5) Why is the person who creates these C.E. at about a 4th grade writing and reading comprehension level? Grammatical errors, spelling errors, and an overall lack of creativity accompanies every god damn one of these things. Why? Its called spell check. Even FB has it. If something is underlined in red,it means you spelled it wrong. Please take the time to fix these errors before sending out an email that is going to be viewed by potentially hundreds of people.
5a) To speak more to the general crappiness of the writing, I just received a C.E. with the following sentence in it "Kate Bellford received this email last week, and marked it as Spam. The next night, on her way to a masquerade ball, she was hit by a drunk driver and died instantly". .....I'm not fucking kidding. That was one of the examples. Masquerade Ball? Was this email originally drafted in 1735? WTF? This is 2010. How hard would it have been to say "was on her way to a club" or "was on her way to the grocery store". Really. Masquerade Ball. I'm going to assume her horse and carriage were totaled in the accident. Its amazing the drunk driver survived too--they always do! Have you seen what a deer can do to a car? Imagine a full horse. And how do we know she received this email last week? Did we hack into her account after the funeral? That's rather inappropriate. See? Terrible writing. Just terrible.
6) Why do I have a 3 second moment of panic when I delete a C.E? I'm not superstitious, but after having read all the various ways and brilliantly drafted examples of the bad things that could happen to me once I hit the backspace key--shut it my computer doesn't have a delete key. It was made in North Korea--it kind of gets under my skin, and I have a brief lapse in judgment where I think, shit, maybe I should send it out. But I never do. And I'm still here, and have only 2 and a half prosthetic limbs to date, so the jokes on you C.E. creator, HA!

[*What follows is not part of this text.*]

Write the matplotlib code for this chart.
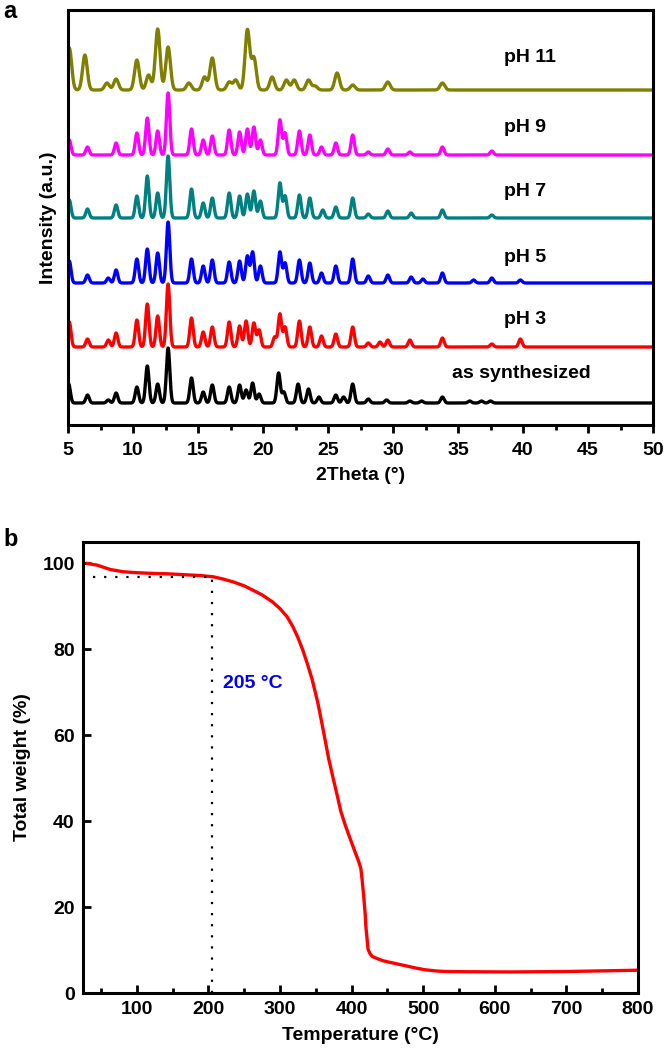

7) Why are C.E.s still being created? I feel like they should have fallen off the same time that AIM and Myspace died. It doesn't make sense. We are supposed to be evolving. Not regressing back to a puritanical though processes of acting out of fear to avoid punishment from an unseen god or karma. Its embarrassing. You hear that? You are being embarrassing. So just knock it off.
In conclusion, No one should be forwarding or creating these anymore. They aren't cool. They aren't funny. They aren't clever. At least I haven't received any that are. So unless it is actually hilarious, or has a video of a one legged dog climbing a staircase, or has a link to a coupon that will save me $5 on my order of $40 or more at Big Bowl, please for the love of god, do not keep sending these things to me. Or I will throw your child and/or pet off a cliff. A high one. With lots of pointy rocks and shark invested water at the bottom.
Have a splendid weekend. Dont blow away in the wind.